Dataset section.
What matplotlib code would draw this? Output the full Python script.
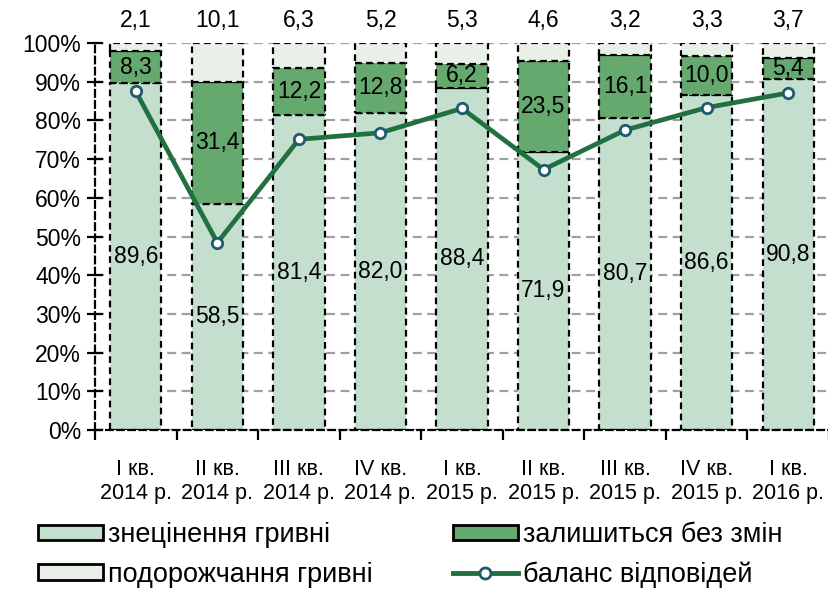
import matplotlib
matplotlib.use("Agg")
import matplotlib.pyplot as plt
import numpy as np
from matplotlib.patches import Patch
from matplotlib.lines import Line2D

categories = ["I кв.\n2014 р.", "II кв.\n2014 р.", "III кв.\n2014 р.", "IV кв.\n2014 р.",
              "I кв.\n2015 р.", "II кв.\n2015 р.", "III кв.\n2015 р.", "IV кв.\n2015 р.",
              "I кв.\n2016 р."]
devaluation = [89.6, 58.5, 81.4, 82.0, 88.4, 71.9, 80.7, 86.6, 90.8]
unchanged = [8.3, 31.4, 12.2, 12.8, 6.2, 23.5, 16.1, 10.0, 5.4]
appreciation = [2.1, 10.1, 6.3, 5.2, 5.3, 4.6, 3.2, 3.3, 3.7]
balance = [87.5, 48.4, 75.1, 76.8, 83.1, 67.3, 77.5, 83.3, 87.1]

names = ["знецінення гривні", "залишиться без змін", "подорожчання гривні", "баланс відповідей"]

c_low = "#C4DFCE"
c_mid = "#66A96F"
c_top = "#E8F0E8"
c_line = "#21703F"
c_mark = "#1F5A6E"

plt.rcParams['font.family'] = ['Liberation Sans', 'DejaVu Sans']

W, H = 829, 589
fig = plt.figure(figsize=(W / 100, H / 100), dpi=100)
ax = fig.add_axes([95 / W, 1 - 430 / H, 1 - 95 / W, (430 - 43) / H])

x = np.arange(len(categories))
w = 0.63
dev = np.array(devaluation)
mid = np.array(unchanged)
top = np.array(appreciation)

kw = dict(edgecolor="black", linewidth=1.6, linestyle=(0, (3, 2)), zorder=2)
ax.bar(x, dev, w, color=c_low, **kw)
ax.bar(x, mid, w, bottom=dev, color=c_mid, **kw)
ax.bar(x, top, w, bottom=dev + mid, color=c_top, **kw)

ax.plot(x, balance, color=c_line, lw=3.4, zorder=3, marker="o", ms=7.5,
        markerfacecolor="white", markeredgecolor=c_mark, markeredgewidth=2)

fs = 16.5
for i in range(len(x)):
    ax.text(x[i], dev[i] / 2, f"{devaluation[i]:.1f}".replace(".", ","), ha="center", va="center", fontsize=fs, zorder=4)
    ax.text(x[i], dev[i] + mid[i] / 2, f"{unchanged[i]:.1f}".replace(".", ","), ha="center", va="center", fontsize=fs, zorder=4)
    ax.text(x[i], 105.8, f"{appreciation[i]:.1f}".replace(".", ","), ha="center", va="center", fontsize=fs, zorder=4, clip_on=False)

ax.set_xlim(-0.5, len(x) - 0.5)
ax.set_ylim(0, 100)
ax.set_yticks(np.arange(0, 101, 10))
ax.set_yticklabels([f"{v}%" for v in range(0, 101, 10)], fontsize=16.5)
ax.yaxis.grid(True, color="#A0A0A0", linestyle=(0, (4, 2.5)), linewidth=1.6, zorder=0)
ax.set_axisbelow(True)

ax.set_xticks(np.arange(-0.5, len(x), 1.0))
ax.set_xticklabels([])
ax.set_xticks(x, minor=True)
ax.set_xticklabels(categories, minor=True, fontsize=15.5, linespacing=1.2)
ax.tick_params(axis="x", which="minor", length=0, pad=21)
ax.tick_params(axis="x", which="major", direction="out", length=7, width=1.6, color="black")
ax.tick_params(axis="y", direction="inout", length=12, width=1.6, color="black", pad=4)

for s in ["top", "right"]:
    ax.spines[s].set_visible(False)
for s in ["left", "bottom"]:
    ax.spines[s].set_linestyle((0, (3, 2)))
    ax.spines[s].set_linewidth(1.6)
    ax.spines[s].set_color("black")

handles = [
    Patch(facecolor=c_low, edgecolor="black", linewidth=2.0),
    Patch(facecolor=c_mid, edgecolor="black", linewidth=2.0),
    Patch(facecolor=c_top, edgecolor="black", linewidth=2.0),
    Line2D([0], [0], color=c_line, lw=3.5, marker="o", ms=8, markerfacecolor="white",
           markeredgecolor=c_mark, markeredgewidth=2),
]
leg_kw = dict(loc="upper left", frameon=False, fontsize=19.5, handlelength=2.4,
              handleheight=0.5, handletextpad=0.2, labelspacing=0.5,
              borderpad=0, borderaxespad=0)
fig.legend([handles[0], handles[2]], [names[0], names[2]],
           bbox_to_anchor=(38 / W, 1 - 522 / H), **leg_kw)
fig.legend([handles[1], handles[3]], [names[1], names[3]],
           bbox_to_anchor=(453 / W, 1 - 522 / H), **leg_kw)

fig.savefig("out.png", dpi=100)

Requirement. Leave out all pictures, then copy the remaining material exactly.

Response to this exercise.
What matplotlib code would draw this? Output the full Python script.
import matplotlib
matplotlib.use("Agg")
import matplotlib.pyplot as plt
import numpy as np
from matplotlib.patches import Patch
from matplotlib.lines import Line2D

categories = ["I кв.\n2014 р.", "II кв.\n2014 р.", "III кв.\n2014 р.", "IV кв.\n2014 р.",
              "I кв.\n2015 р.", "II кв.\n2015 р.", "III кв.\n2015 р.", "IV кв.\n2015 р.",
              "I кв.\n2016 р."]
devaluation = [89.6, 58.5, 81.4, 82.0, 88.4, 71.9, 80.7, 86.6, 90.8]
unchanged = [8.3, 31.4, 12.2, 12.8, 6.2, 23.5, 16.1, 10.0, 5.4]
appreciation = [2.1, 10.1, 6.3, 5.2, 5.3, 4.6, 3.2, 3.3, 3.7]
balance = [87.5, 48.4, 75.1, 76.8, 83.1, 67.3, 77.5, 83.3, 87.1]

names = ["знецінення гривні", "залишиться без змін", "подорожчання гривні", "баланс відповідей"]

c_low = "#C4DFCE"
c_mid = "#66A96F"
c_top = "#E8F0E8"
c_line = "#21703F"
c_mark = "#1F5A6E"

plt.rcParams['font.family'] = ['Liberation Sans', 'DejaVu Sans']

W, H = 829, 589
fig = plt.figure(figsize=(W / 100, H / 100), dpi=100)
ax = fig.add_axes([95 / W, 1 - 430 / H, 1 - 95 / W, (430 - 43) / H])

x = np.arange(len(categories))
w = 0.63
dev = np.array(devaluation)
mid = np.array(unchanged)
top = np.array(appreciation)

kw = dict(edgecolor="black", linewidth=1.6, linestyle=(0, (3, 2)), zorder=2)
ax.bar(x, dev, w, color=c_low, **kw)
ax.bar(x, mid, w, bottom=dev, color=c_mid, **kw)
ax.bar(x, top, w, bottom=dev + mid, color=c_top, **kw)

ax.plot(x, balance, color=c_line, lw=3.4, zorder=3, marker="o", ms=7.5,
        markerfacecolor="white", markeredgecolor=c_mark, markeredgewidth=2)

fs = 16.5
for i in range(len(x)):
    ax.text(x[i], dev[i] / 2, f"{devaluation[i]:.1f}".replace(".", ","), ha="center", va="center", fontsize=fs, zorder=4)
    ax.text(x[i], dev[i] + mid[i] / 2, f"{unchanged[i]:.1f}".replace(".", ","), ha="center", va="center", fontsize=fs, zorder=4)
    ax.text(x[i], 105.8, f"{appreciation[i]:.1f}".replace(".", ","), ha="center", va="center", fontsize=fs, zorder=4, clip_on=False)

ax.set_xlim(-0.5, len(x) - 0.5)
ax.set_ylim(0, 100)
ax.set_yticks(np.arange(0, 101, 10))
ax.set_yticklabels([f"{v}%" for v in range(0, 101, 10)], fontsize=16.5)
ax.yaxis.grid(True, color="#A0A0A0", linestyle=(0, (4, 2.5)), linewidth=1.6, zorder=0)
ax.set_axisbelow(True)

ax.set_xticks(np.arange(-0.5, len(x), 1.0))
ax.set_xticklabels([])
ax.set_xticks(x, minor=True)
ax.set_xticklabels(categories, minor=True, fontsize=15.5, linespacing=1.2)
ax.tick_params(axis="x", which="minor", length=0, pad=21)
ax.tick_params(axis="x", which="major", direction="out", length=7, width=1.6, color="black")
ax.tick_params(axis="y", direction="inout", length=12, width=1.6, color="black", pad=4)

for s in ["top", "right"]:
    ax.spines[s].set_visible(False)
for s in ["left", "bottom"]:
    ax.spines[s].set_linestyle((0, (3, 2)))
    ax.spines[s].set_linewidth(1.6)
    ax.spines[s].set_color("black")

handles = [
    Patch(facecolor=c_low, edgecolor="black", linewidth=2.0),
    Patch(facecolor=c_mid, edgecolor="black", linewidth=2.0),
    Patch(facecolor=c_top, edgecolor="black", linewidth=2.0),
    Line2D([0], [0], color=c_line, lw=3.5, marker="o", ms=8, markerfacecolor="white",
           markeredgecolor=c_mark, markeredgewidth=2),
]
leg_kw = dict(loc="upper left", frameon=False, fontsize=19.5, handlelength=2.4,
              handleheight=0.5, handletextpad=0.2, labelspacing=0.5,
              borderpad=0, borderaxespad=0)
fig.legend([handles[0], handles[2]], [names[0], names[2]],
           bbox_to_anchor=(38 / W, 1 - 522 / H), **leg_kw)
fig.legend([handles[1], handles[3]], [names[1], names[3]],
           bbox_to_anchor=(453 / W, 1 - 522 / H), **leg_kw)

fig.savefig("out.png", dpi=100)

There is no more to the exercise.